The folks met at the church, tied up their teams, exchanged greetings, then all made ready to walk the short distance to the baptizing place. When all had arrived, the song leader began. They sang as they walked the wagon trail through a wooded lane. There was little need for song books. Most knew the songs by memory. They sang these songs as they rocked their babies and as they tilled the fields. But now it was Sunday and the different parts came through - the bass, alto, tenor and lead. The children walked along taking in all of the events. This would burn into their memory as long as they lived.

On this day, after a short walk, the old elder called a halt. Another young man had asked for a home in the church. This was Ambourn Jessup. His wife, brother and two sisters were to be baptized and he wanted to be with them. The folks gathered around and he told his experiences of what the Lord had done for him. He was received into the church by vote. Then the song began again, even more beautiful as the voices rang through the hills, giving God praise.

They arrived at the pool that nature had formed in the shape of a heart and found by a young man growing up in these mountains.

When this area was being cleaned and tended by early settlers, this spot was all in trees and laurels. They needed a spot for a church. A log building was erected. There, members of other churches formed this body. As yet, they had no baptizing spot.

A Smith family lived nearby. One night, one of them, a young man, dreamed he found a place for baptizing. It was a beautiful spot. A small stream ran gently over a rock cliff into a small waterfall. The water was clear. The bottom of the pool had small white rocks and it was shaped like a heart.

The next morning, he told his family about the dream. He couldn't get it off his mind. His father noticed his restlessness so he said, "Son, if it's bothering you so, let's drop our work and we'll go find the place."

They didn't search too long for it seemed the son knew where to go. They came to an ivy and laurel thicket so thick they had to crawl. In the midst was the pond, just like he had dreamed. The land around was all covered with mountain laurel and ivy, but it sloped just right for people to see the baptismal events to take place for many years, even unto this day.

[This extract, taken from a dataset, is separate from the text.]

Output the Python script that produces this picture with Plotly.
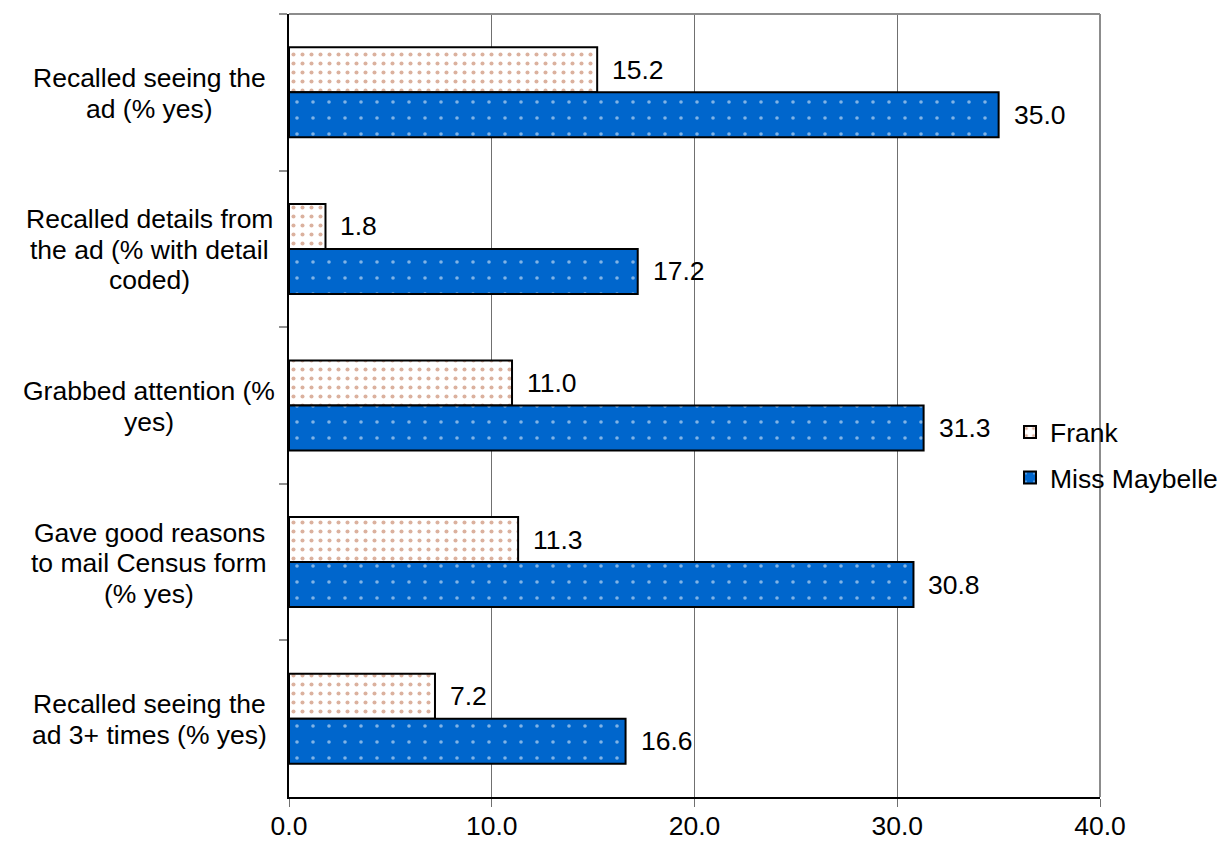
import plotly.graph_objects as go

# Survey measures (top to bottom) and the share for each ad, in percent
categories = [
    ["Recalled seeing the", "ad (% yes)"],
    ["Recalled details from", "the ad (% with detail", "coded)"],
    ["Grabbed attention (%", "yes)"],
    ["Gave good reasons", "to mail Census form", "(% yes)"],
    ["Recalled seeing the", "ad 3+ times (% yes)"],
]
cat_keys = ["seen", "details", "attention", "reasons", "seen3"]
frank = [15.2, 1.8, 11.0, 11.3, 7.2]
maybelle = [35.0, 17.2, 31.3, 30.8, 16.6]
x_ticks = [0, 10, 20, 30, 40]

FONT = "Liberation Sans, Arial, sans-serif"
FS = 26.5
LINE_H = 30.5

fig = go.Figure()
fig.add_trace(go.Bar(
    y=cat_keys, x=frank, orientation="h", name="Frank", legendgroup="a",
    marker=dict(
        color="white",
        line=dict(color="black", width=2),
        pattern=dict(shape=".", size=9, solidity=0.16, fgcolor="#B8643E",
                     bgcolor="white", fillmode="overlay"),
    ),
    hoverinfo="x",
))
fig.add_trace(go.Bar(
    y=cat_keys, x=maybelle, orientation="h", name="Miss Maybelle", legendgroup="b",
    marker=dict(
        color="#0066CC",
        line=dict(color="black", width=2),
        pattern=dict(shape=".", size=16, solidity=0.04, fgcolor="white",
                     bgcolor="#0066CC", fillmode="overlay"),
    ),
    hoverinfo="x",
))

annotations = []
# value labels to the right of each bar
for k, v in zip(cat_keys, frank):
    annotations.append(dict(x=v, y=k, xref="x", yref="y", text=f"{v:.1f}",
                            showarrow=False, xanchor="left", yanchor="middle",
                            xshift=13, yshift=22.5,
                            font=dict(family=FONT, size=FS, color="black")))
for k, v in zip(cat_keys, maybelle):
    annotations.append(dict(x=v, y=k, xref="x", yref="y", text=f"{v:.1f}",
                            showarrow=False, xanchor="left", yanchor="middle",
                            xshift=13, yshift=-22.5,
                            font=dict(family=FONT, size=FS, color="black")))
# centred category labels, one annotation per line
for k, lines in zip(cat_keys, categories):
    n = len(lines)
    for i, line in enumerate(lines):
        annotations.append(dict(x=-0.1726, y=k, xref="paper", yref="y", text=line,
                                showarrow=False, xanchor="center", yanchor="middle",
                                yshift=((n - 1) / 2 - i) * LINE_H - 1,
                                font=dict(family=FONT, size=FS, color="black")))

fig.update_layout(
    width=1225, height=842,
    margin=dict(l=289, r=125, t=14, b=45, pad=0, autoexpand=False),
    paper_bgcolor="white", plot_bgcolor="white",
    barmode="group", bargap=0.425, bargroupgap=0,
    font=dict(family=FONT, size=FS, color="black"),
    xaxis=dict(
        range=[0, 40], tickvals=x_ticks, tickformat=".1f",
        showgrid=True, gridcolor="#707070", gridwidth=1,
        showline=True, linecolor="black", linewidth=2,
        ticks="outside", ticklen=8, tickcolor="#707070", tickwidth=1,
        ticklabelstandoff=-4,
        zeroline=False, fixedrange=True, automargin=False,
        tickfont=dict(family=FONT, size=FS, color="black"),
    ),
    yaxis=dict(
        autorange="reversed", showticklabels=False,
        showgrid=False, showline=True, linecolor="black", linewidth=2,
        ticks="outside", ticklen=8, tickcolor="#909090", tickwidth=2,
        tickson="boundaries", fixedrange=True, automargin=False,
    ),
    legend=dict(
        x=0.889, y=0.437, xanchor="left", yanchor="middle",
        bgcolor="rgba(0,0,0,0)", borderwidth=0,
        font=dict(family=FONT, size=FS, color="black"),
        traceorder="grouped", tracegroupgap=8,
    ),
    annotations=annotations,
    shapes=[
        dict(type="line", xref="paper", yref="paper", x0=0, x1=1, y0=1, y1=1,
             line=dict(color="#8C8C8C", width=2)),
        dict(type="line", xref="paper", yref="paper", x0=1, x1=1, y0=0, y1=1,
             line=dict(color="#8C8C8C", width=2)),
    ],
)

fig.write_html("out.html")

Word spread around the community and men cleaned the area. But the young Smith man had to go away. (Some say to the Civil War.) He was killed and never had the privilege to be baptized in this pool.

In the 1901 baptizing, young Willie Blancett was lead out into the pool, baptized and led back to his pallet, before the others were baptized. He died a short time later.

Today, our modern farming has taken a toll on this beautiful spot. The cleared land washes silt into the pool and a drainage pipe didn't let the silt wash out easily.

The scene of the past is gone but the memories are sweet and the land has profited by the descendants of those in the past who braved life's hard battles and left us a picture of their walks and works.